It’s easy to imagine the long line of opium that stretches from the vast poppy fields of Afghanistan to the heroin dealers in Vancouver. So the Morris J. Wosk Centre for Dialogue on West Hastings Street was an appropriate venue for a two-day international conference on drug-control policy.
Hosts of the event hailed it as a success, but other attendees complained of a one-sided show.
The University of Victoria Centre for Addictions Research of BC cohosted the Vancouver leg of the United Nation’s Beyond 2008 forum. Its director of communications, Dan Reist, told the Straight that the event went “very well”.
Speaking from the conference, he maintained that a variety of opinions were represented and that participants focused on working together.
Keeping the Door Open, a Vancouver-based organization that promotes dialogue on drug use, also cohosted the conference. Chair Gillian Maxwell shared Reist’s enthusiasm.
“It seems the majority of the people in the room think it’s impossible to prevent drug use, and, therefore, you get the war on drugs, which is a war on people,” Maxwell said.
She maintained those who can use drugs responsibly should be able to do so without fear of persecution. Money spent on enforcement and punishment could be better spent on prevention and treatment, Maxwell said.
But Alcohol-Drug Education Service’s Judi Lalonde told the Straight that Maxwell’s argument of harm reduction was one made too many times at the Vancouver conference.

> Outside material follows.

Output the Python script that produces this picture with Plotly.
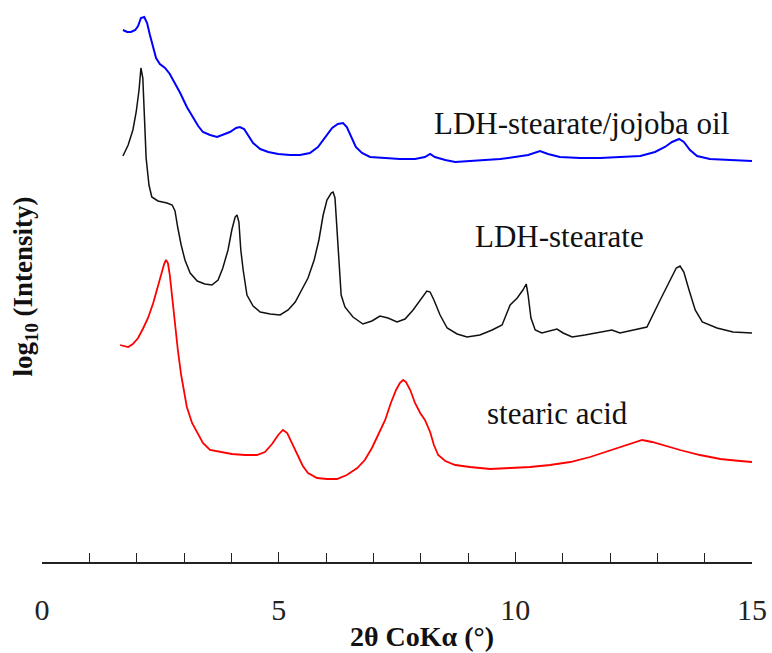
import plotly.graph_objects as go

# 2theta (deg) and log intensity (arbitrary units, traces offset)
blue_x = [1.71, 1.80, 1.88, 1.97, 2.03, 2.09, 2.16, 2.22, 2.28, 2.35, 2.41, 2.49, 2.60, 2.70, 2.81, 2.92, 3.06, 3.19, 3.30, 3.40,
          3.55, 3.70, 3.85, 3.97, 4.10, 4.18, 4.27, 4.35, 4.46, 4.61, 4.78, 4.99, 5.24, 5.45, 5.66, 5.83, 5.98, 6.13, 6.25, 6.36,
          6.44, 6.53, 6.63, 6.76, 6.93, 7.25, 7.56, 7.88, 8.09, 8.20, 8.30, 8.52, 8.73, 9.04, 9.36, 9.68, 9.99, 10.27, 10.52, 10.69,
          10.94, 11.37, 11.79, 12.21, 12.64, 12.95, 13.16, 13.31, 13.46, 13.56, 13.69, 13.84, 14.11, 14.54, 15.0]
blue_y = [532, 530, 530, 532, 536, 544, 545, 539, 527, 515, 504, 498, 494, 488, 479, 469, 455, 445, 436, 430,
          427, 425, 428, 430, 434, 435, 433, 427, 419, 413, 410, 408, 407, 407, 409, 415, 425, 434, 438, 439,
          435, 425, 415, 409, 405, 404, 403, 403, 405, 408, 405, 402, 400, 401, 402, 403, 405, 407, 411, 408,
          405, 404, 404, 405, 406, 410, 415, 420, 423, 420, 412, 406, 403, 402, 401]

black_x = [1.71, 1.82, 1.92, 1.99, 2.05, 2.09, 2.13, 2.16, 2.20, 2.26, 2.32, 2.45, 2.64, 2.75, 2.81, 2.87, 2.94, 3.02, 3.13, 3.28,
           3.44, 3.59, 3.72, 3.82, 3.93, 4.01, 4.08, 4.12, 4.16, 4.20, 4.25, 4.33, 4.46, 4.61, 4.82, 5.03, 5.20, 5.35, 5.49, 5.62,
           5.75, 5.85, 5.94, 6.02, 6.11, 6.15, 6.19, 6.23, 6.28, 6.32, 6.40, 6.57, 6.78, 6.97, 7.14, 7.31, 7.50, 7.67, 7.84, 7.99,
           8.13, 8.20, 8.28, 8.41, 8.56, 8.77, 8.98, 9.25, 9.51, 9.72, 9.89, 10.04, 10.16, 10.23, 10.27, 10.33, 10.42, 10.56, 10.73, 10.88,
           11.01, 11.20, 11.47, 11.79, 12.04, 12.21, 12.47, 12.78, 13.06, 13.27, 13.40, 13.48, 13.56, 13.67, 13.80, 13.95, 14.26, 14.60, 15.0]
black_y = [406, 417, 432, 450, 472, 494, 484, 447, 404, 377, 365, 361, 359, 357, 351, 334, 317, 302, 289, 281,
           278, 277, 282, 294, 312, 332, 345, 347, 340, 312, 292, 267, 256, 250, 248, 247, 252, 260, 272, 284,
           302, 322, 347, 362, 369, 370, 364, 337, 297, 267, 255, 245, 238, 241, 246, 244, 240, 243, 252, 262,
           271, 270, 262, 247, 234, 228, 225, 227, 232, 237, 257, 264, 272, 278, 267, 244, 232, 229, 231, 233,
           229, 225, 227, 230, 232, 229, 232, 235, 262, 282, 294, 296, 290, 272, 252, 240, 234, 230, 229]

red_x = [1.65, 1.73, 1.82, 1.92, 2.03, 2.13, 2.24, 2.35, 2.43, 2.51, 2.58, 2.62, 2.66, 2.70, 2.75, 2.81, 2.87, 2.94, 3.00, 3.06,
         3.17, 3.28, 3.40, 3.55, 3.76, 4.01, 4.29, 4.54, 4.71, 4.86, 4.99, 5.09, 5.18, 5.28, 5.41, 5.51, 5.62, 5.81, 6.02, 6.23,
         6.44, 6.66, 6.82, 6.97, 7.10, 7.25, 7.37, 7.48, 7.56, 7.63, 7.69, 7.78, 7.88, 7.99, 8.09, 8.20, 8.28, 8.37, 8.52, 8.73,
         9.04, 9.47, 9.89, 10.31, 10.73, 11.16, 11.58, 11.90, 12.21, 12.47, 12.68, 12.89, 13.16, 13.48, 13.90, 14.33, 14.75, 15.0]
red_y = [217, 216, 215, 218, 224, 233, 244, 259, 272, 287, 298, 302, 299, 287, 265, 237, 212, 187, 169, 155,
         139, 129, 119, 112, 110, 108, 107, 107, 110, 118, 127, 132, 129, 119, 107, 96, 89, 84, 83, 83,
         87, 94, 102, 114, 127, 142, 159, 172, 179, 182, 180, 172, 159, 149, 142, 130, 117, 107, 101, 97,
         95, 93, 94, 95, 97, 100, 105, 110, 115, 119, 122, 120, 116, 112, 107, 103, 101, 100]

series_names = ["LDH-stearate/jojoba oil", "LDH-stearate", "stearic acid"]
series_colors = ["#0000ff", "#111111", "#ff0000"]
series_widths = [2.0, 1.5, 1.8]
label_x = [11.39, 10.94, 10.90]
label_y = [439, 326, 149]

x_ticks = [0, 5, 10, 15]

FONT = "Liberation Serif, Times New Roman, serif"

fig = go.Figure()
for xs, ys, name, col, w in zip([blue_x, black_x, red_x], [blue_y, black_y, red_y],
                                series_names, series_colors, series_widths):
    fig.add_trace(go.Scatter(x=xs, y=ys, mode="lines", name=name,
                             line=dict(color=col, width=w), showlegend=False))

for name, lx, ly in zip(series_names, label_x, label_y):
    fig.add_annotation(x=lx, y=ly, xref="x", yref="y", text=name, showarrow=False,
                       font=dict(family=FONT, size=31, color="#111111"),
                       xanchor="center", yanchor="middle")

fig.add_annotation(x=-0.024, y=0.49, xref="paper", yref="paper",
                   text="<b>log<sub>10</sub> (Intensity)</b>", textangle=-90,
                   showarrow=False, font=dict(family=FONT, size=27, color="#111111"),
                   xanchor="center", yanchor="middle")
fig.add_annotation(x=0.535, y=-0.133, xref="paper", yref="paper",
                   text="<b>2θ CoKα (°)</b>", showarrow=False,
                   font=dict(family=FONT, size=28, color="#111111"),
                   xanchor="center", yanchor="middle")

fig.update_layout(
    width=772, height=653,
    margin=dict(l=42, r=20, t=0, b=91),
    plot_bgcolor="white", paper_bgcolor="white",
    xaxis=dict(range=[0, 15], tickvals=x_ticks, ticktext=[str(v) for v in x_ticks],
               showgrid=False, zeroline=False, showline=True, linecolor="#222222", linewidth=1.5,
               ticks="inside", ticklen=10, tickwidth=1.2, tickcolor="#222222",
               minor=dict(dtick=1, ticks="inside", ticklen=9, tickwidth=1.2, tickcolor="#222222"),
               tickfont=dict(family=FONT, size=30, color="#222222"),
               ticklabelstandoff=20, automargin=False),
    yaxis=dict(range=[0, 562], visible=False),
)

fig.write_html("out.html", config={"displayModeBar": False},
               post_script="document.body.style.margin='0';document.body.style.overflow='hidden';")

“Representation from the groups for legalization are probably about 95 percent, to possibly 5 percent in the area of prevention,” Lalonde claimed, speaking from the conference. “I’m quite disappointed with the whole process of the last few days.”
Lalonde said that she also attended a Beyond 2008 conference in St. Petersburg, Florida, in January, and that it was very different from Vancouver’s.
While Florida’s event “allowed for a real dialogue from a balanced perspective”, Lalonde continued, Vancouver’s “became a forum for lobbyists and activists”.
D.A.R.E. BC Society’s delegate at the conference, Brian Whiteford, also told the Straight that there was a disproportionate representation of legalization activists at the event.
But, he maintained, it did a good job of bringing people together for an exchange of perspectives on drug control and D.A.R.E.'s message of education and prevention was well received.
Whiteford expressed hope that his organization’s message, which is delivered in B.C. by the RCMP, would contribute to the final Beyond 2008 report, which will go to the UN’s Office on Drugs and Crime later this year.
UVic’s Reist said he was hopeful that Vancouver’s contribution to the Beyond 2008 forum will be a positive one.
“Will it have a huge impact?” he asked. “I can’t say. But I think that it’s unprecedented that the UN has asked for and allowed such a consultation to bring its voice into the United Nations.”
The conference wrapped up on February 5 and was initiated by the Vienna NGO Committee on Narcotic Drugs. It was organized in partnership with the UN Office on Drugs and Crime.
The event was one of 10 held around the world. Beyond 2008 was designed to involve NGOs and civil society in advising the United Nations on international drug control.